Uncertainty over safety of nanotechnology in consumer products

The New York Times brings an article by Natasha Singer that sums up the ambiguous status of nanotech in consumer products, particularly cosmetic and personal care products, and the also ambiguous attitudes about nanotechnology. It is not clear that there is any real danger from the nanotech products currently in use, but neither is there convincing proof that all are safe. Each nanomaterial and each nanotech product needs to be judged individually, but it is worrisome, although not unexpected, that thorough research night sometimes be trumped by commercial convenience. It seems crucial for the development of nanotechnology as a component of commercial enterprises that ambiguity be replaced by clear standards arising from sufficient research. From “New Products Bring Side Effect: Nanophobia“:

IT sounds like a plot straight out of a science-fiction novel by Michael Crichton. Toiletry companies formulate new cutting-edge creams and lotions that contain tiny components designed to work more effectively. But those minuscule building blocks have an unexpected drawback: the ability to penetrate the skin, swarm through the body and overwhelm organs like the liver.

Humans have long lived in dread of such nightmare scenarios in which swarms of creatures attack. Alfred Hitchcock envisioned menacing flocks in “The Birds.” In the 1990 film “Arachnophobia” a killer spider arrives in the United States, where it attacks and multiplies.

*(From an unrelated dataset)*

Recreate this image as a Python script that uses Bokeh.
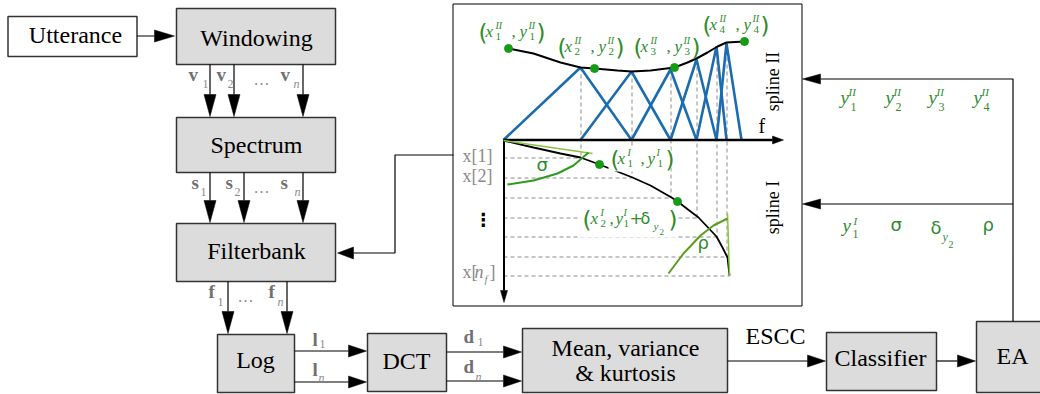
import math
from bokeh.plotting import figure
from bokeh.models import Range1d
from bokeh.embed import file_html
from bokeh.resources import INLINE
from bokeh.core.properties import value

# ---------------- data ----------------
block_names = ["Utterance", "Windowing", "Spectrum", "Filterbank", "Log", "DCT", "Classifier", "EA"]
stats_lines = ["Mean, variance", "& kurtosis"]
feature_name = "ESCC"
spline_names = ["spline II", "spline I"]
vec_v = ["1", "2", "n"]
vec_s = ["1", "2", "n"]
vec_f = ["1", "n"]
vec_l = ["1", "n"]
vec_d = ["1", "n"]

# mel-like triangular filter bank (centre frequencies, peak heights)
filter_centres = [503, 580, 631, 670, 696, 716, 726, 741]
filter_peaks = [67, 71, 69, 59, 46, 43]

# spline II (amplitude envelope) curve and its knots
spline2_x = [508, 533, 560, 580, 594, 617, 631, 650, 674, 687, 696, 707, 717, 726, 744]
spline2_y = [48, 53, 62, 67, 68, 70, 71, 70, 67, 62, 58, 52, 46, 42, 41]
knots2_x = [508, 594, 674, 744]
knots2_y = [48, 68, 67, 41]
knots2_idx = ["1", "2", "3", "4"]

# spline I (frequency warping) curve and its knots
spline1_x = [503, 533, 560, 580, 599, 632, 650, 671, 677, 698, 716, 722, 727, 729]
spline1_y = [140, 147, 153, 157, 164, 177, 185, 197, 201, 217, 236, 247, 257, 275]
knots1_x = [599, 677]
knots1_y = [164, 201]

# warped rows x[1] .. x[n_f]
rows_y = [157, 177, 197, 217, 236, 256, 275]
rows_end = [580, 631, 670, 696, 716, 726, 729]

# angle marks
sigma_arc_x = [507, 533, 557, 573, 588]
sigma_arc_y = [184, 180, 173, 165, 152]
sigma_tan_x = [503, 592]
sigma_tan_y = [140, 153]
rho_arc_x = [668, 683, 700, 713, 727]
rho_arc_y = [273, 253, 235, 225, 218]
rho_tan_x = [729, 727]
rho_tan_y = [275, 213]

# ---------------- styling ----------------
SERIF = "Liberation Serif"
SANS = "DejaVu Sans"
GREEN = "#2e8b2e"
PGREEN = "#169b16"
LGREEN = "#86c440"
BLUE = "#1c6cb0"
BOXFILL = "#dcdcdc"
BOXLINE = "#333333"
LGRAY = "#707070"
SGRAY = "#8a8a8a"
DASH = "#8c8c8c"
K_ALPHA = 0.32  # baseline correction (fraction of font size)
K_MID = 0.2

p = figure(width=1040, height=394, x_range=Range1d(0, 1040), y_range=Range1d(394, 0),
           output_backend="svg", toolbar_location=None, min_border=0,
           x_axis_location=None, y_axis_location=None)
p.grid.visible = False
p.outline_line_color = None
p.background_fill_color = "white"
p.border_fill_color = "white"


def T(x, y, s, size, color="black", font=SERIF, style="normal", align="left",
      baseline="alphabetic", angle=0.0):
    k = K_ALPHA if baseline == "alphabetic" else K_MID
    x = x - k * size * math.sin(angle)
    y = y - k * size * math.cos(angle)
    p.text(x=[x], y=[y], text=[s], text_font=value(font), text_font_size=f"{size}px",
           text_color=color, text_font_style=style, text_align=align,
           text_baseline=baseline, angle=angle)


def head(x0, y0, x1, y1, hl, hw, color="black"):
    dx, dy = x1 - x0, y1 - y0
    L = math.hypot(dx, dy)
    ux, uy = dx / L, dy / L
    bx, by = x1 - ux * hl, y1 - uy * hl
    px, py = -uy, ux
    p.patch([x1, bx + px * hw / 2, bx - px * hw / 2], [y1, by + py * hw / 2, by - py * hw / 2],
            fill_color=color, line_color=color, line_width=0.5)
    return bx, by


def arrow(xs, ys, hl=20, hw=12, lw=1.2, color="black"):
    bx, by = head(xs[-2], ys[-2], xs[-1], ys[-1], hl, hw, color)
    p.line(list(xs[:-1]) + [bx], list(ys[:-1]) + [by], line_color=color, line_width=lw)


# ---------------- blocks ----------------
boxes = [
    (7.5, 136.5, 16, 56, "white"),
    (176, 335, 8, 64, BOXFILL),
    (176, 335, 117, 172, BOXFILL),
    (176, 335, 223, 281, BOXFILL),
    (217, 294, 334, 392, BOXFILL),
    (367, 446, 333, 391, BOXFILL),
    (826, 936, 332, 390, BOXFILL),
    (976, 1050, 321, 392, BOXFILL),
]
p.quad(left=[b[0] for b in boxes], right=[b[1] for b in boxes],
       top=[b[2] for b in boxes], bottom=[b[3] for b in boxes],
       fill_color=[b[4] for b in boxes], line_color=BOXLINE, line_width=1.5)
p.quad(left=[522], right=[727], top=[328], bottom=[392], fill_color=BOXFILL,
       line_color=BOXLINE, line_width=1.5)

label_pos = [(75, 42), (256, 45), (256, 152), (256, 258), (255, 367), (406, 368),
             (880, 365), (1012, 363)]
for name, (x, y) in zip(block_names, label_pos):
    T(x, y, name, 24, align="center")
T(625, 355, stats_lines[0], 24, align="center")
T(625, 380, stats_lines[1], 24, align="center")
T(775, 343, feature_name, 24, align="center")

# ---------------- flow arrows ----------------
arrow([136.5, 174], [35.5, 35.5])
for x in [209.5, 233.5, 302.5]:
    arrow([x, x], [64, 116], hl=22)
for x in [209.5, 243.5, 302.5]:
    arrow([x, x], [172, 222], hl=22)
for x in [227.5, 286.5]:
    arrow([x, x], [281, 333], hl=22)
for y in [350.5, 381.5]:
    arrow([294, 366], [y, y], hl=18)
for y in [351.5, 380.5]:
    arrow([446, 521], [y, y], hl=18)
arrow([727, 825], [360.5, 360.5], hl=18)
arrow([936, 975], [360.5, 360.5], hl=18)
arrow([1012.5, 1012.5, 802], [321, 78.5, 78.5], hl=18, hw=10)
arrow([1012.5, 802], [203.5, 203.5], hl=18, hw=10)
arrow([453, 394.5, 394.5, 337], [154.5, 154.5, 252.5, 252.5], hl=16)

# ---------------- vector labels ----------------
def vec(x, yb, letter, idx, dx=10, dsub=7):
    T(x, yb, letter, 19, color=LGRAY, style="bold")
    T(x + dx, yb + dsub, idx, 12, color=SGRAY,
      style="italic" if idx == "n" else "normal")

for x, idx, dx in zip([188, 216, 280], vec_v, [14, 11, 13]):
    vec(x, 80, "v", idx, dx=dx)
T(253, 84, "…", 16, color=SGRAY)
for x, idx, dx in zip([191, 225, 280], vec_s, [9, 9, 14]):
    vec(x, 188, "s", idx, dx=dx)
T(253, 192, "…", 16, color=SGRAY)
for x, idx in zip([208, 268], vec_f):
    vec(x, 297, "f", idx, dx=9, dsub=8)
T(237, 301, "…", 16, color=SGRAY)
vec(312, 345, "l", vec_l[0], dx=7, dsub=2)
vec(312, 375, "l", vec_l[1], dx=6, dsub=6)
vec(463, 342, "d", vec_d[0], dx=14, dsub=3)
vec(463, 372, "d", vec_d[1], dx=12, dsub=8)

# ---------------- spline panel ----------------
p.quad(left=[452.5], right=[801.5], top=[3.5], bottom=[305.5], fill_color=None,
       line_color="black", line_width=1)

# dashed guides
for i in range(1, 7):
    xc = filter_centres[i] + 0.5
    p.line([xc, xc], [filter_peaks[i - 1], rows_y[i - 1]], line_color=DASH,
           line_width=1, line_dash="4 3")
for y, xe in zip(rows_y, rows_end):
    p.line([503, xe], [y + 0.5, y + 0.5], line_color=DASH, line_width=1, line_dash="4 3")

# filter bank triangles
tri_x, tri_y = [], []
for i in range(1, 7):
    tri_x.append([filter_centres[i - 1], filter_centres[i], filter_centres[i + 1]])
    tri_y.append([139.5, filter_peaks[i - 1], 139.5])
p.multi_line(tri_x, tri_y, line_color=BLUE, line_width=2.6)

# axes
arrow([503, 783], [139.5, 139.5], hl=11, hw=8, lw=2.6)
arrow([503.5, 503.5], [139, 302], hl=12, hw=7, lw=2)
T(758, 132, "f", 20)

# splines
p.line(spline2_x, spline2_y, line_color="black", line_width=2)
p.line(spline1_x, spline1_y, line_color="black", line_width=1.8)

# angle marks
p.line(sigma_tan_x, sigma_tan_y, line_color=LGREEN, line_width=1.5)
p.line(sigma_arc_x, sigma_arc_y, line_color="#2f9a1f", line_width=2)
p.line(rho_tan_x, rho_tan_y, line_color=LGREEN, line_width=1.5)
p.line(rho_arc_x, rho_arc_y, line_color="#5a9e1e", line_width=2)
T(536, 170, "σ", 18, color=GREEN, font=SANS)
T(697, 248, "ρ", 18, color=GREEN, font=SANS)

# white backgrounds behind the lower knot labels
p.quad(left=[608, 580], right=[670, 676], top=[146, 207], bottom=[171, 237],
       fill_color="white", line_color=None)

# knots
p.scatter(knots2_x, knots2_y, size=8, color=PGREEN)
p.scatter(knots1_x, knots1_y, size=8, color=PGREEN)


def pair(x0, yb, k, S, comma=33, ypos=41, sup2=50, close=58):
    T(x0, yb + 4, "(", 23, color=GREEN, font=SANS)
    T(x0 + 7, yb, "x", 17, color=GREEN, style="italic")
    T(x0 + 17, yb - 8, S, 10, color=GREEN, style="italic")
    T(x0 + 17, yb + 4, k, 11, color=GREEN)
    T(x0 + comma, yb, ",", 17, color=GREEN)
    T(x0 + ypos, yb, "y", 17, color=GREEN, style="italic")
    T(x0 + sup2, yb - 8, S, 10, color=GREEN, style="italic")
    T(x0 + sup2 + 1, yb + 4, k, 11, color=GREEN)
    T(x0 + close, yb + 4, ")", 23, color=GREEN, font=SANS)


for x0, yb, k in zip([478, 557, 633, 702], [36, 51, 51, 29], knots2_idx):
    pair(x0, yb, k, "II")
pair(610, 163, "1", "I", comma=30, ypos=37, sup2=46, close=55)

# (x2^I , y1^I + delta_y2)
x0, yb = 582, 223
T(x0, yb + 4, "(", 23, color=GREEN, font=SANS)
T(x0 + 8, yb, "x", 17, color=GREEN, style="italic")
T(x0 + 18, yb - 8, "I", 10, color=GREEN, style="italic")
T(x0 + 18, yb + 4, "2", 11, color=GREEN)
T(x0 + 27, yb, ",", 17, color=GREEN)
T(x0 + 33, yb, "y", 17, color=GREEN, style="italic")
T(x0 + 41, yb - 8, "I", 10, color=GREEN, style="italic")
T(x0 + 41, yb + 4, "1", 11, color=GREEN)
T(x0 + 47, yb, "+", 16, color=GREEN, font=SANS)
T(x0 + 58, yb, "δ", 16, color=GREEN, font=SANS)
T(x0 + 71, yb + 6, "y", 11, color=GREEN, style="italic")
T(x0 + 77, yb + 11, "2", 9, color=GREEN)
T(x0 + 86, yb + 4, ")", 23, color=GREEN, font=SANS)

# warped row labels
T(462, 161, "x[1]", 18, color=SGRAY)
T(462, 181, "x[2]", 18, color=SGRAY)
T(483, 223, "⋮", 18, font=SANS, style="bold", align="center", baseline="middle")
T(462, 277, "x[", 18, color=SGRAY)
T(474, 277, "n", 18, color=SGRAY, style="italic")
T(484, 282, "f", 11, color=SGRAY, style="italic")
T(489, 277, "]", 18, color=SGRAY)

# spline captions
T(776, 81, spline_names[0], 18, align="center", baseline="middle", angle=math.pi / 2)
T(776, 207, spline_names[1], 18, align="center", baseline="middle", angle=math.pi / 2)

# parameter lists (EA genome)
for x, k in zip([840, 885, 928, 973], knots2_idx):
    T(x, 103, "y", 19, color=GREEN, style="italic")
    T(x + 8, 95, "II", 11, color=GREEN, style="italic")
    T(x + 10, 110, k, 12, color=GREEN)
T(842, 231, "y", 19, color=GREEN, style="italic")
T(853, 224, "I", 11, color=GREEN, style="italic")
T(852, 237, "1", 12, color=GREEN)
T(890, 230, "σ", 18, color=GREEN, font=SANS)
T(930, 233, "δ", 18, color=GREEN, font=SANS)
T(942, 240, "y", 12, color=GREEN, style="italic")
T(948, 247, "2", 10, color=GREEN)
T(982, 230, "ρ", 18, color=GREEN, font=SANS)

open("out.html", "w").write(file_html(p, INLINE))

And now comes nanophobia, the fear that tiny components engineered on the nanoscale — that is, 100 nanometers or less — could run amok inside the body. A human hair, for example, is 50,000 to 100,000 nanometers in diameter. A nanoparticle of titanium dioxide in a sunscreen could be as small as 15 nanometers. (One nanometer equals a billionth of a meter.)

“The smaller a particle, the further it can travel through tissue, along airways or in blood vessels,” said Dr. Adnan Nasir, a clinical assistant professor of dermatology at the University of North Carolina at Chapel Hill. “Especially if the nanoparticles are indestructible and accumulate and are not metabolized, if you accumulate them in the organs, the organs could fail.”

Indeed, some doctors, scientists and consumer advocates are concerned that many industries are adopting nanotechnology ahead of studies that would establish whether regular ingestion, inhalation or dermal penetration of these particles constitute a health or environmental hazard. Personal care products are simply the lowest hanging fruit.